08:05 AM EST, 02/20/2025 (MT Newswires) -- Beyond just hitting back at the United States with either tariff retaliation, or even better, export taxes, what the Canadian government can also do is embark on a massive fiscal stimulus program -- hopefully addressing Canada's tax competitiveness disadvantage at the same time, said Rosenberg Research.
While many in Canada grapple with irresponsible fiscal policy, the reality is that the annual federal budget deficit in Canada is 2% relative to gross domestic product, noted Rosenberg.
That comparable in the U.S. is over 6%, and for the first time since WWII (1942-46), it has topped 5% for five consecutive years, stated Rosenberg.
That has only happened during WWII -- not even in the harsh recession of the early 1980s and the Great Depression in the 1930s have investors ever seen fiscal largess in the U.S. quite like this, it pointed out.
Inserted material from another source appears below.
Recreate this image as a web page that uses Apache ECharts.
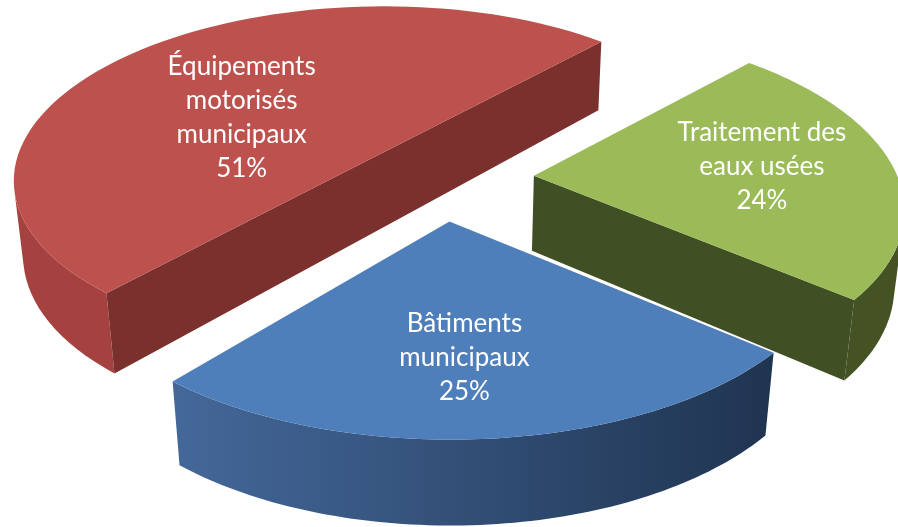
<!DOCTYPE html>
<html>
<head>
<meta charset="utf-8">
<script src="https://cdn.jsdelivr.net/npm/echarts@6/dist/echarts.min.js"></script>
<style>html,body{margin:0;background:#fff}#chart{width:898px;height:527px}</style>
</head>
<body>
<div id="chart"></div>
<script>
var categories = ['Équipements\nmotorisés\nmunicipaux', 'Traitement des\neaux usées', 'Bâtiments\nmunicipaux'];
var values = [51, 24, 25];
var topColors = ['#bd514e', '#9bbb59', '#4f7fba'];
var faceColors = ['#7a302d', '#414f24', '#1f3450'];
var wallColors = [['#a5423f', '#a5423f'], ['#445224', '#445224'], ['#44689a', '#1f3450']];
// label centre, pixels from the slice tip
var labelOffsets = [[-141, -35], [228, -9], [15, 136]];

// projection of the tilted pie, fitted by eye
var cx = 444, cy = 180, rx = 376, ry = 175, persp = 0.16;
var depth = 77, depthPersp = 0.022;
var startDeg = 130;
// how far each slice is pulled out, and its size, in pie radius units
var pullX = [-0.19, 0.24, 0.014];
var pullY = [-0.18, -0.025, 0.229];
var sizeX = [0.97, 0.97, 0.97];
var sizeY = [1, 1, 0.97];

function project(X, Y, h) {
    var w = 1 - persp * Y + depthPersp * h;
    return [cx + rx * X / w, cy + (ry * Y + depth * h) / w];
}

var total = values.reduce(function (a, b) { return a + b; }, 0);
var starts = [];
values.reduce(function (acc, v, i) { starts[i] = acc; return acc + v / total * 360; }, startDeg);

function renderSlice(params, api) {
    var i = params.dataIndex;
    var a0 = starts[i] * Math.PI / 180;
    var a1 = a0 + api.value(0) / total * 2 * Math.PI;

    var arc = [];
    var steps = 80;
    for (var s = 0; s <= steps; s++) {
        var t = a0 + (a1 - a0) * s / steps;
        arc.push([pullX[i] + sizeX[i] * Math.cos(t), pullY[i] + sizeY[i] * Math.sin(t)]);
    }
    var tip = [pullX[i], pullY[i]];
    // a slice over a half circle is cut straight along its chord, as in the source
    if (a1 - a0 > Math.PI) {
        tip = [(arc[0][0] + arc[steps][0]) / 2, (arc[0][1] + arc[steps][1]) / 2];
    }
    var loop = [tip].concat(arc);
    var topPts = loop.map(function (p) { return project(p[0], p[1], 0); });
    var botPts = loop.map(function (p) { return project(p[0], p[1], 1); });

    function facing(k, n) {
        var p = topPts[k], q = topPts[n], b = botPts[k];
        return (q[0] - p[0]) * (b[1] - p[1]) - (q[1] - p[1]) * (b[0] - p[0]) < 0;
    }

    var children = [];
    // outer wall, only the part turned to the viewer
    var upper = [], lower = [];
    for (var k = 1; k < topPts.length - 1; k++) {
        if (facing(k, k + 1)) {
            if (!upper.length) { upper.push(topPts[k]); lower.push(botPts[k]); }
            upper.push(topPts[k + 1]);
            lower.push(botPts[k + 1]);
        }
    }
    if (upper.length) {
        children.push({
            type: 'polygon',
            shape: { points: upper.concat(lower.reverse()) },
            style: {
                fill: new echarts.graphic.LinearGradient(0, 0, 1, 0, [
                    { offset: 0, color: wallColors[i][0] },
                    { offset: 1, color: wallColors[i][1] }
                ])
            }
        });
    }
    // the cut faces, as one polygon when both show so there is no seam
    var last = topPts.length - 1;
    var faceTop = [], faceBot = [];
    if (facing(last, 0)) { faceTop.push(topPts[last]); faceBot.push(botPts[last]); }
    if (facing(last, 0) || facing(0, 1)) { faceTop.push(topPts[0]); faceBot.push(botPts[0]); }
    if (facing(0, 1)) { faceTop.push(topPts[1]); faceBot.push(botPts[1]); }
    if (faceTop.length) {
        children.push({
            type: 'polygon',
            shape: { points: faceTop.concat(faceBot.reverse()) },
            style: { fill: faceColors[i] }
        });
    }
    children.push({
        type: 'polygon',
        shape: { points: topPts },
        style: { fill: topColors[i] }
    });
    children.push({
        type: 'text',
        x: topPts[0][0] + labelOffsets[i][0],
        y: topPts[0][1] + labelOffsets[i][1],
        style: {
            text: categories[i] + '\n' + api.value(0) + '%',
            fill: '#fff',
            font: '26px Lato',
            lineHeight: 34,
            align: 'center',
            verticalAlign: 'middle'
        }
    });
    return { type: 'group', children: children };
}

var option = {
    animation: false,
    backgroundColor: '#fff',
    series: [
        {
            type: 'custom',
            coordinateSystem: 'none',
            silent: true,
            renderItem: renderSlice,
            encode: { value: 0 },
            data: values.map(function (v) { return [v]; })
        }
    ]
};
var myChart = echarts.init(document.getElementById('chart'));
myChart.setOption(option);
</script>
</body>
</html>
But it does put the term "American Exceptionalism" in a certain light, added Rosenberg.
The debt-to-GDP ratio in Canada is a fraction of where it is in the U.S. at 42%, and even including the provinces, that ratio stands below 90% versus almost 130% in the U.S.
Canada has the fiscal flexibility -- and no matter who wins this year's parliamentary election, they should probably use it, according to Rosenberg.